**Written request**
Return the lines that follow, exactly as they appear, from the first through the one containing "import seaborn as sns"; no pictures are to be included.

<<<<

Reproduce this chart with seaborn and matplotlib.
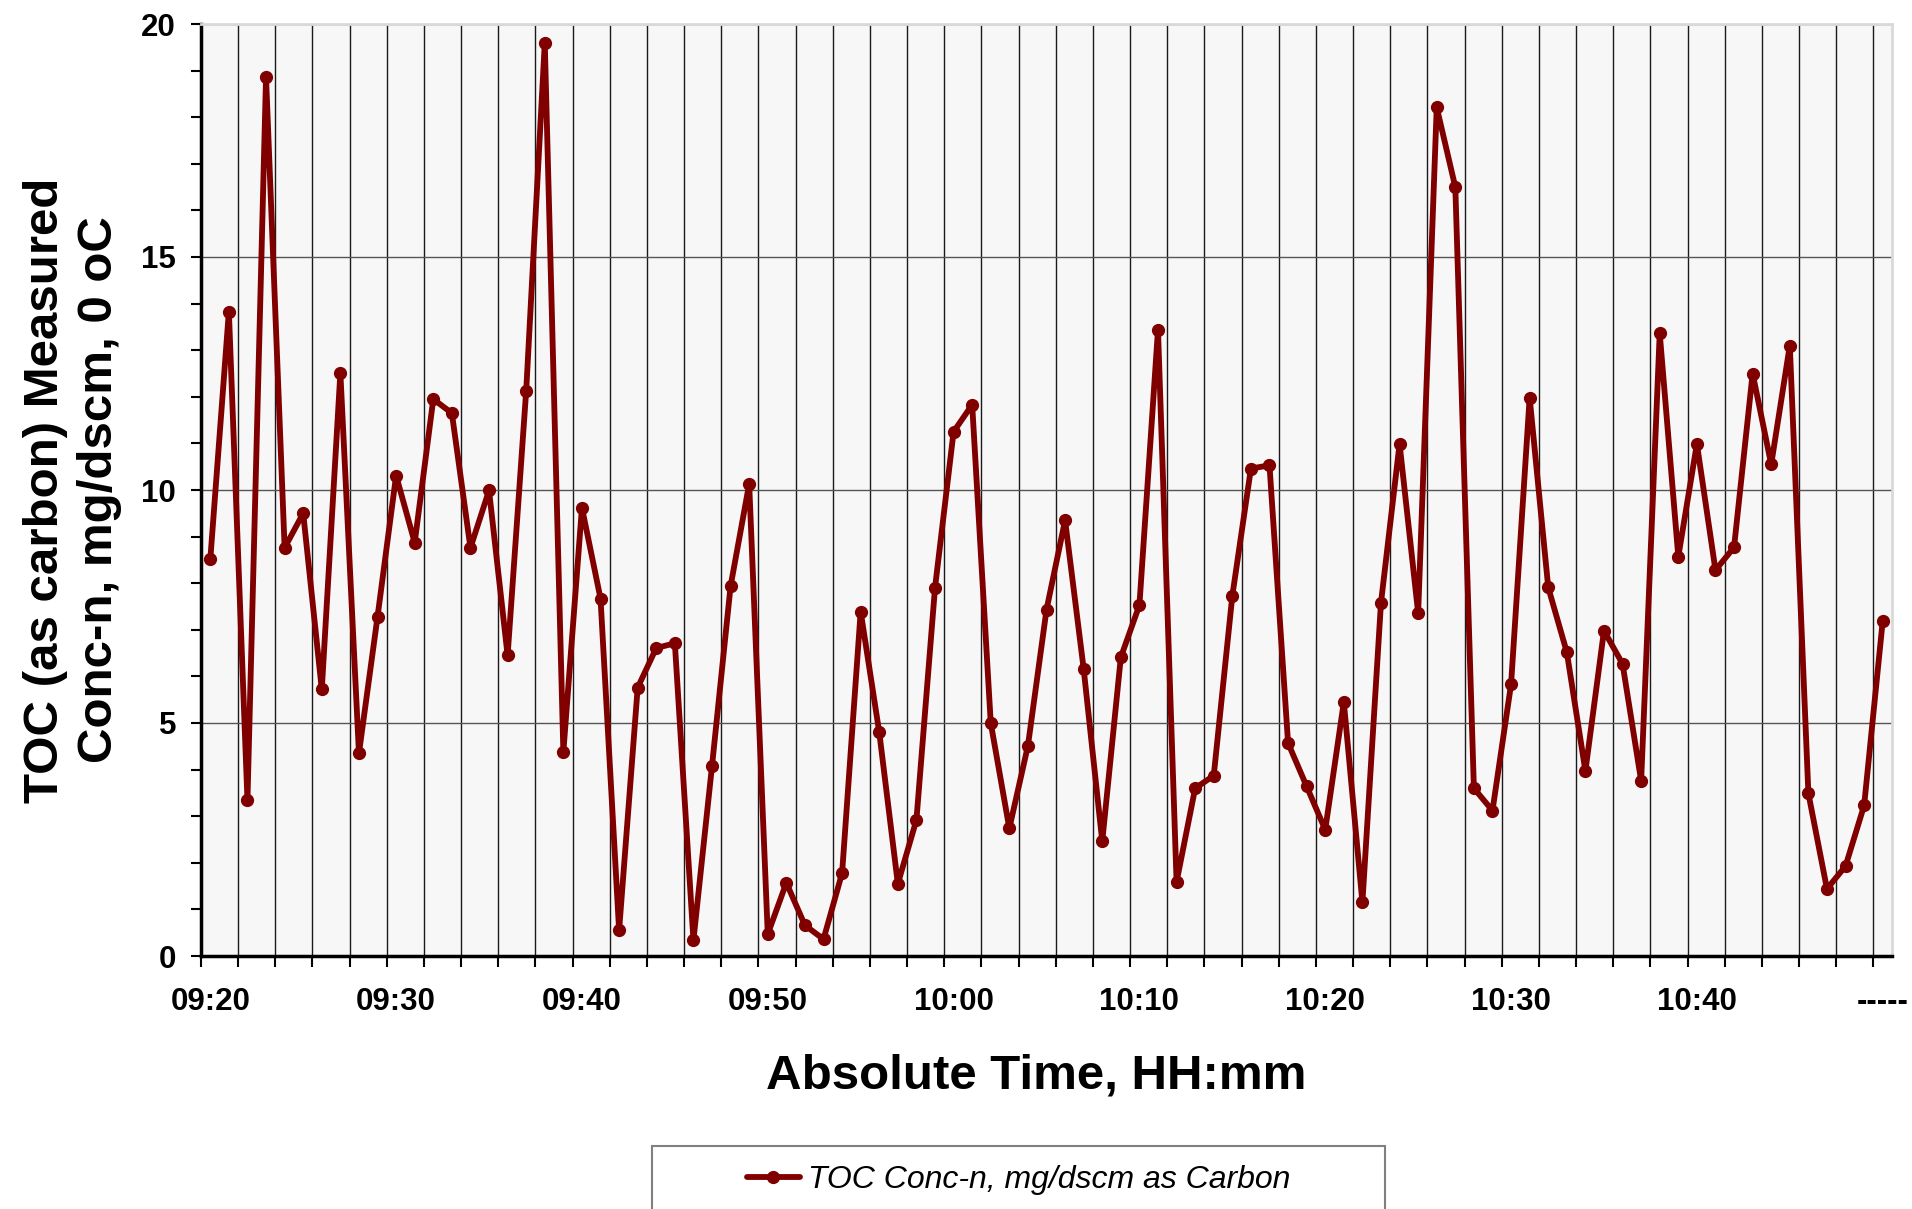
import numpy as np
import pandas as pd
import matplotlib
matplotlib.use('Agg')
import matplotlib.pyplot as plt
from matplotlib.patches import Rectangle
from matplotlib.ticker import MultipleLocator, FixedLocator
import seaborn as sns

# TOC readings, one per minute from 09:20
toc = [8.51, 13.83, 3.34, 18.86, 8.76, 9.50, 5.72, 12.51, 4.35, 7.28,
       10.31, 8.87, 11.95, 11.65, 8.76, 9.99, 6.45, 12.13, 19.59, 4.38,
       9.62, 7.67, 0.55, 5.76, 6.61, 6.71, 0.34, 4.08, 7.94, 10.13,
       0.47, 1.57, 0.66, 0.36, 1.78, 7.39, 4.80, 1.55, 2.92, 7.90,
       11.25, 11.83, 5.00, 2.74, 4.51, 7.43, 9.35, 6.16, 2.46, 6.41,
       7.53, 13.44, 1.59, 3.60, 3.87, 7.73, 10.46, 10.53, 4.57, 3.64,
       2.71, 5.45, 1.15, 7.58, 10.99, 7.36, 18.21, 16.50, 3.60, 3.12,
       5.83, 11.98, 7.91, 6.52, 3.97, 6.98, 6.27, 3.76, 13.36, 8.57,
       10.99, 8.28, 8.77, 12.50, 10.55, 13.10, 3.49, 1.44, 1.93, 3.23,
       7.19]
tick_labels = ['09:20', '09:30', '09:40', '09:50', '10:00', '10:10',
               '10:20', '10:30', '10:40', '-----']
series_name = 'TOC Conc-n, mg/dscm as Carbon'

df = pd.DataFrame({'idx': np.arange(len(toc)), 'toc': toc})

sns.set_theme(style='white')
plt.rcParams['font.family'] = ['Liberation Sans', 'DejaVu Sans']
plt.rcParams.update({'text.color': 'black', 'axes.labelcolor': 'black',
                     'xtick.color': 'black', 'ytick.color': 'black'})

fig = plt.figure(figsize=(19.12, 12.09), dpi=100)
ax = fig.add_axes([201/1912, 1-956/1209, 1691/1912, 932/1209])
ax.set_facecolor('#f7f7f7')

red = '#800000'
sns.lineplot(data=df, x='idx', y='toc', ax=ax, color=red, linewidth=4.2,
             marker='o', markersize=8.5, markeredgecolor=red, markeredgewidth=1,
             sort=False, estimator=None)
line = ax.lines[0]
line.set_label(series_name)

n = len(toc)
ax.set_xlim(-0.5, n - 0.5)
ax.set_ylim(0, 20)

# x: ticks + grid on category boundaries every 2, labels every 10 categories
ax.xaxis.set_major_locator(FixedLocator(np.arange(-0.5, n - 1, 2)))
ax.xaxis.set_major_formatter(plt.NullFormatter())
ax.xaxis.set_minor_locator(FixedLocator(np.arange(0, n, 10)))
ax.set_xticklabels(tick_labels, minor=True)
ax.tick_params(axis='x', which='major', direction='out', length=8, width=1.5,
               color='black', bottom=True)
ax.tick_params(axis='x', which='minor', length=0, pad=22, labelsize=22.5,
               bottom=True)
for t in ax.get_xticklabels(minor=True):
    t.set_fontweight('bold')

# y: major every 5, minor every 1
ax.yaxis.set_major_locator(MultipleLocator(5))
ax.yaxis.set_minor_locator(MultipleLocator(1))
ax.tick_params(axis='y', which='both', direction='out', length=7, width=1.5,
               color='black', left=True, pad=11, labelsize=22.5)
for t in ax.get_yticklabels():
    t.set_fontweight('bold')

ax.grid(False)
ax.xaxis.grid(True, which='major', color='#1a1a1a', linewidth=1.0)
ax.yaxis.grid(True, which='major', color='#555555', linewidth=1.0)
ax.set_axisbelow(True)

for side in ['left', 'bottom']:
    ax.spines[side].set_color('black')
    ax.spines[side].set_linewidth(2.5)
for side in ['top', 'right']:
    ax.spines[side].set_color('#d9d9d9')
    ax.spines[side].set_linewidth(2)

ax.set_xlabel('Absolute Time, HH:mm', fontsize=35.5, fontweight='bold')
ax.set_ylabel('TOC (as carbon) Measured\nConc-n, mg/dscm, 0 oC',
              fontsize=35.5, fontweight='bold', linespacing=1.25)
ax.xaxis.set_label_coords(0.494, -0.105)
ax.yaxis.set_label_coords(-0.047, 0.5)

# legend box runs off the bottom of the figure
box = Rectangle((652/1912, -0.05), 733/1912, 0.05 + 1 - 1146/1209,
                transform=fig.transFigure, facecolor='white',
                edgecolor='#808080', linewidth=1.5, zorder=0)
fig.patches.append(box)
fig.legend([line], [series_name], loc='center', frameon=False,
           bbox_to_anchor=(1018.5/1912, 1-1180/1209),
           handlelength=1.66, handletextpad=0.25,
           prop={'size': 23, 'style': 'italic'})

fig.savefig('out.png', dpi=100)
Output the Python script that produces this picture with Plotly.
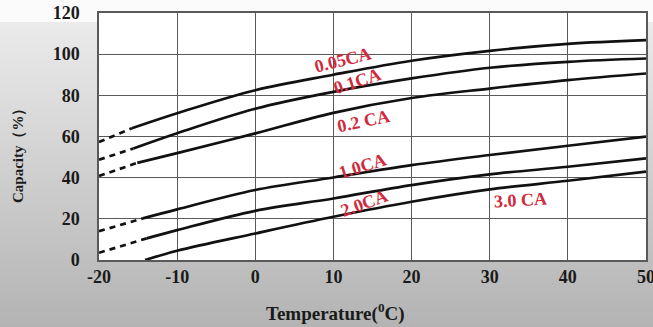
import plotly.graph_objects as go

# ---------------- data ----------------
x_ticks = [-20, -10, 0, 10, 20, 30, 40, 50]
x_tick_labels = ["-20", "-10", "0", "10", "20", "30", "40", "50"]
y_ticks = [0, 20, 40, 60, 80, 100, 120]
y_tick_labels = ["0", "20", "40", "60", "80", "100", "120"]

series_names = ["0.05CA", "0.1CA", "0.2 CA", "1.0CA", "2.0CA", "3.0 CA"]

# solid parts
ca005_x = [-15.8, -10, 0, 10, 20, 30, 40, 50]
ca005_y = [64.0, 71.3, 82.5, 90.0, 96.8, 101.6, 105.0, 106.8]
ca01_x = [-15.6, -10, 0, 10, 20, 30, 40, 50]
ca01_y = [54.2, 61.6, 73.5, 81.7, 88.2, 93.4, 96.3, 97.9]
ca02_x = [-15.1, -10, 0, 10, 20, 30, 40, 50]
ca02_y = [47.2, 51.9, 61.5, 71.5, 78.7, 83.3, 87.4, 90.6]
ca10_x = [-14.4, -10, 0, 10, 20, 30, 40, 50]
ca10_y = [20.2, 24.6, 34.0, 40.1, 46.1, 51.0, 55.5, 59.9]
ca20_x = [-13.9, -10, 0, 10, 20, 30, 40, 50]
ca20_y = [10.5, 14.5, 23.9, 29.9, 36.4, 41.6, 45.3, 49.4]
ca30_x = [-14.1, -10, 0, 10, 20, 30, 40, 50]
ca30_y = [0.0, 4.5, 12.9, 21.0, 28.3, 34.3, 38.5, 42.9]

# dashed (extrapolated) parts
ca005_dx = [-20, -15.8]
ca005_dy = [57.3, 64.0]
ca01_dx = [-20, -15.6]
ca01_dy = [48.7, 54.2]
ca02_dx = [-20, -15.1]
ca02_dy = [40.8, 47.2]
ca10_dx = [-20, -14.4]
ca10_dy = [14.0, 20.2]
ca20_dx = [-20, -13.9]
ca20_dy = [3.5, 10.5]

# label anchor positions (data coords) and angles
label_x = [11.2, 13.1, 13.9, 13.7, 14.0, 34.0]
label_y = [97.2, 86.8, 67.5, 45.9, 27.6, 29.2]
label_angle = [-14, -18, -12, -17, -20, -3]

# ---------------- figure ----------------
fig = go.Figure()

solid = [(ca005_x, ca005_y), (ca01_x, ca01_y), (ca02_x, ca02_y),
         (ca10_x, ca10_y), (ca20_x, ca20_y), (ca30_x, ca30_y)]
dashed = [(ca005_dx, ca005_dy), (ca01_dx, ca01_dy), (ca02_dx, ca02_dy),
          (ca10_dx, ca10_dy), (ca20_dx, ca20_dy)]

for name, (xs, ys) in zip(series_names, solid):
    fig.add_trace(go.Scatter(x=xs, y=ys, mode="lines", name=name,
                             line=dict(color="#111111", width=2.7, shape="spline", smoothing=1.0),
                             showlegend=False, hoverinfo="skip"))
for name, (xs, ys) in zip(series_names, dashed):
    fig.add_trace(go.Scatter(x=xs, y=ys, mode="lines", name=name + " ext",
                             line=dict(color="#111111", width=2.7, dash="6px,5px"),
                             showlegend=False, hoverinfo="skip"))

W, H = 653, 327
L, R, T, B = 99, 646, 13, 260
def px_to_paper_x(px):
    return (px - L) / (R - L)
def px_to_paper_y(py):
    return (B - py) / (B - T)

serif = "Liberation Serif, Times New Roman, serif"

annotations = []
for name, lx, ly, ang in zip(series_names, label_x, label_y, label_angle):
    annotations.append(dict(x=lx, y=ly, xref="x", yref="y", text="<b>%s</b>" % name,
                            showarrow=False, textangle=ang,
                            font=dict(family=serif, size=18, color="#d02a3c")))

annotations.append(dict(x=px_to_paper_x(335), y=px_to_paper_y(312), xref="paper", yref="paper",
                        xanchor="center", yanchor="middle",
                        text="<b>Temperature(<sup>0</sup>C)</b>", showarrow=False,
                        font=dict(family=serif, size=19, color="#1a1a1a")))
annotations.append(dict(x=px_to_paper_x(18), y=px_to_paper_y(152), xref="paper", yref="paper",
                        xanchor="center", yanchor="middle",
                        text="<b>Capacity（%）</b>", showarrow=False, textangle=-90,
                        font=dict(family=serif, size=15, color="#1a1a1a")))

fig.update_layout(
    width=W, height=H, autosize=False,
    margin=dict(l=L, r=W - R, t=T, b=H - B, autoexpand=False),
    paper_bgcolor="rgba(0,0,0,0)", plot_bgcolor="white",
    annotations=annotations, showlegend=False,
)
fig.update_xaxes(range=[-20, 50], tickvals=x_ticks, ticktext=x_tick_labels,
                 showgrid=True, gridcolor="#5a5a5a", gridwidth=1,
                 showline=True, linecolor="#5a5a5a", linewidth=1.5, mirror=True,
                 zeroline=False, ticks="", ticklabelstandoff=0, automargin=False,
                 ticklabeloverflow="allow",
                 tickfont=dict(family=serif, size=18, color="#1a1a1a", weight="bold"))
fig.update_yaxes(range=[0, 120], tickvals=y_ticks, ticktext=y_tick_labels,
                 showgrid=True, gridcolor="#5a5a5a", gridwidth=1,
                 showline=True, linecolor="#5a5a5a", linewidth=1.5, mirror=True,
                 zeroline=False, ticks="", ticklabelstandoff=14, automargin=False,
                 ticklabeloverflow="allow",
                 tickfont=dict(family=serif, size=18, color="#1a1a1a", weight="bold"))

# page styling: no body margin, grey gradient page background
post_js = ("document.body.style.margin='0';"
           "document.body.style.background='linear-gradient(#fbfbfb 0px,#fbfbfb 22px,#ebebeb 22px,#b3b3b3 327px)';"
           "document.documentElement.style.background='#b3b3b3';")
fig.write_html("out.html", post_script=post_js, config={"displayModeBar": False})
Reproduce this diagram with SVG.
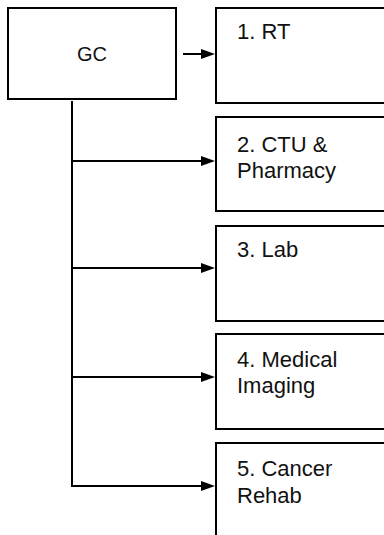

>>>>

**Full response**
Reproduce this chart with seaborn and matplotlib.
import numpy as np
import pandas as pd
import matplotlib
matplotlib.use('Agg')
import matplotlib.pyplot as plt
from matplotlib.patches import Rectangle
from matplotlib.ticker import MultipleLocator, FixedLocator
import seaborn as sns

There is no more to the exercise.